_Data_
■ ■ ■ ■ ■

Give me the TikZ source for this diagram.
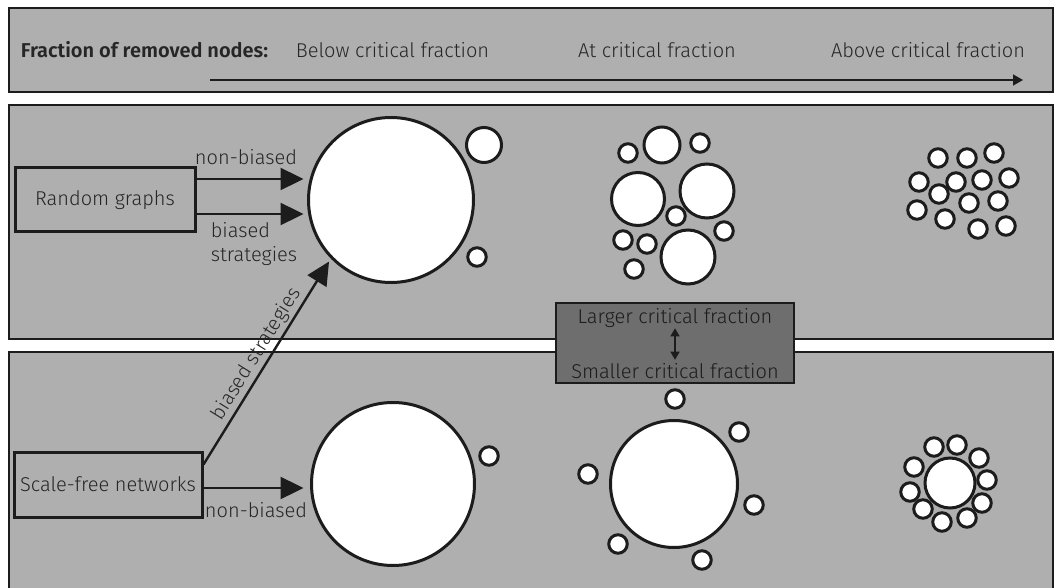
\documentclass[tikz,border=0pt]{standalone}
\usepackage{fontspec}
\setmainfont{Fira Sans}[UprightFont=* Light, BoldFont=* SemiBold]
\usetikzlibrary{arrows.meta,calc}
\definecolor{panelgray}{HTML}{AFAFAF}
\definecolor{boxgray}{HTML}{6E6E6E}
\definecolor{ink}{HTML}{1C1C1C}
\definecolor{txt}{HTML}{262626}

\begin{document}
\begin{tikzpicture}[x=1pt,y=-1pt,
  panel/.style={draw=ink, line width=2.5pt, fill=panelgray},
  lbl/.style={text=txt, font=\fontsize{20}{24}\selectfont, inner sep=0pt},
  srcbox/.style={draw=ink, line width=3pt, inner sep=0pt, text=txt,
                 font=\fontsize{20}{24}\selectfont},
  dot/.style={circle, draw=ink, fill=white, line width=3pt, inner sep=0pt,
              outer sep=0pt, minimum size=#1},
  dot/.default=18.5pt,
  bigarrow/.style={draw=ink, line width=2.4pt, -{Triangle[length=23pt,width=22pt]}},
  axisarrow/.style={draw=ink, line width=1.5pt, -{Triangle[length=10pt,width=11pt]}},
  dblarrow/.style={draw=ink, line width=1.4pt,
                   {Triangle[length=8pt,width=9pt]}-{Triangle[length=8pt,width=9pt]}}
]
\useasboundingbox (0,0) rectangle (1055,588);
\clip (0,0) rectangle (1055,588);

% background panels
\path[panel] (9,8) rectangle (1053,92);
\path[panel] (9,105) rectangle (1053,339);
\path[panel] (9,352) rectangle (1053,600);

% header row
\node[lbl, font=\fontsize{20}{24}\selectfont\bfseries, anchor=base] (hdr) at (144.5,58) {Fraction of removed nodes:};
\node[lbl, anchor=base] (below) at (392.5,58) {Below critical fraction};
\node[lbl, anchor=base] (atcf) at (657,58) {At critical fraction};
\node[lbl, anchor=base] (above) at (928,58) {Above critical fraction};
\coordinate (ax0) at (210,80);
\coordinate (ax1) at (1023,80);
\draw[axisarrow] (ax0) -- (ax1);

% random graphs row
\node[srcbox, minimum width=180pt, minimum height=64pt] (rg) at (105,200) {Random graphs};
\node[dot=165pt] (bigA) at (391,200) {};
\node[dot=35pt] (a1) at (484,145) {};
\node[dot] (a2) at (477,257) {};
\draw[bigarrow, shorten >=5pt] ([yshift=21pt]rg.east) -- ([yshift=21pt]rg.east -| bigA.west);
\draw[bigarrow, shorten >=5pt] ([yshift=-14pt]rg.east) -- ([yshift=-14pt]rg.east -| bigA.west);
\node[lbl] (nb1) at (246,157) {non-biased};
\node[lbl, align=left] (bs1) at (254,244) {biased\\strategies};

% at critical fraction, random graphs
\node[dot] (c1) at (628,153) {};
\node[dot=36pt] (c2) at (662,145) {};
\node[dot] (c3) at (700,143) {};
\node[dot=53pt] (c4) at (638,199) {};
\node[dot=54pt] (c5) at (707,191) {};
\node[dot] (c6) at (676,216) {};
\node[dot] (c7) at (724,231) {};
\node[dot=54pt] (c8) at (688,257) {};
\node[dot] (c9) at (623,240) {};
\node[dot] (c10) at (647,244) {};
\node[dot] (c11) at (634,269) {};

% above critical fraction, random graphs
\foreach \x/\y [count=\i] in {938/158,967/158,994/153,919/182,956/182,982/180,1009/178,
                                939/194,969/203,998/201,917/210,945/219,978/229,1006/226}
  \node[dot] (r\i) at (\x,\y) {};

% scale-free row
\node[srcbox, minimum width=188pt, minimum height=65pt] (sf) at (108,484.5) {Scale-free networks};
\node[dot=163pt] (bigB) at (393,484) {};
\node[dot] (b1) at (489,456) {};
\draw[bigarrow, shorten >=8pt] ([yshift=-3.5pt]sf.east) -- ([yshift=-3.5pt]sf.east -| bigB.west);
\node[lbl] (nb2) at (256,510) {non-biased};
\draw[bigarrow, shorten >=5pt] ([yshift=20pt]sf.east) -- (bigA.224)
  node[lbl, midway, above=2pt, sloped] (bs2) {biased strategies};

% at critical fraction, scale-free
\node[dot=127pt] (bigC) at (674,484) {};
\foreach \x/\y [count=\i] in {675/399,739/432,588/474,754/505,618/544,702/560}
  \node[dot] (s\i) at (\x,\y) {};

% above critical fraction, scale-free
\node[dot=50pt] (bigD) at (950,483) {};
\foreach \x/\y [count=\i] in {934/447,957/445,979/458,987/480,982/503,967/518,
                                942/522,923/509,910/492,914/467}
  \node[dot] (t\i) at (\x,\y) {};

% critical fraction comparison box
\node[draw=ink, line width=2pt, fill=boxgray, minimum width=238pt, minimum height=80pt] (cf) at (675,343) {};
\node[lbl, text=ink, anchor=base] (larger) at (675,323) {Larger critical fraction};
\node[lbl, text=ink, anchor=base] (smaller) at (675,378) {Smaller critical fraction};
\draw[dblarrow, shorten <=1pt, shorten >=3pt] (larger.south) -- (smaller.north);
\end{tikzpicture}
\end{document}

■ ■ ■ ■ ■

Only the lines from the top of the data through the line with "(ax0) -- (ax1);" should be quoted, exactly and with both ends kept; skip the pictures.

Give me the TikZ source for this diagram.
\documentclass[tikz,border=0pt]{standalone}
\usepackage{fontspec}
\setmainfont{Fira Sans}[UprightFont=* Light, BoldFont=* SemiBold]
\usetikzlibrary{arrows.meta,calc}
\definecolor{panelgray}{HTML}{AFAFAF}
\definecolor{boxgray}{HTML}{6E6E6E}
\definecolor{ink}{HTML}{1C1C1C}
\definecolor{txt}{HTML}{262626}

\begin{document}
\begin{tikzpicture}[x=1pt,y=-1pt,
  panel/.style={draw=ink, line width=2.5pt, fill=panelgray},
  lbl/.style={text=txt, font=\fontsize{20}{24}\selectfont, inner sep=0pt},
  srcbox/.style={draw=ink, line width=3pt, inner sep=0pt, text=txt,
                 font=\fontsize{20}{24}\selectfont},
  dot/.style={circle, draw=ink, fill=white, line width=3pt, inner sep=0pt,
              outer sep=0pt, minimum size=#1},
  dot/.default=18.5pt,
  bigarrow/.style={draw=ink, line width=2.4pt, -{Triangle[length=23pt,width=22pt]}},
  axisarrow/.style={draw=ink, line width=1.5pt, -{Triangle[length=10pt,width=11pt]}},
  dblarrow/.style={draw=ink, line width=1.4pt,
                   {Triangle[length=8pt,width=9pt]}-{Triangle[length=8pt,width=9pt]}}
]
\useasboundingbox (0,0) rectangle (1055,588);
\clip (0,0) rectangle (1055,588);

% background panels
\path[panel] (9,8) rectangle (1053,92);
\path[panel] (9,105) rectangle (1053,339);
\path[panel] (9,352) rectangle (1053,600);

% header row
\node[lbl, font=\fontsize{20}{24}\selectfont\bfseries, anchor=base] (hdr) at (144.5,58) {Fraction of removed nodes:};
\node[lbl, anchor=base] (below) at (392.5,58) {Below critical fraction};
\node[lbl, anchor=base] (atcf) at (657,58) {At critical fraction};
\node[lbl, anchor=base] (above) at (928,58) {Above critical fraction};
\coordinate (ax0) at (210,80);
\coordinate (ax1) at (1023,80);
\draw[axisarrow] (ax0) -- (ax1);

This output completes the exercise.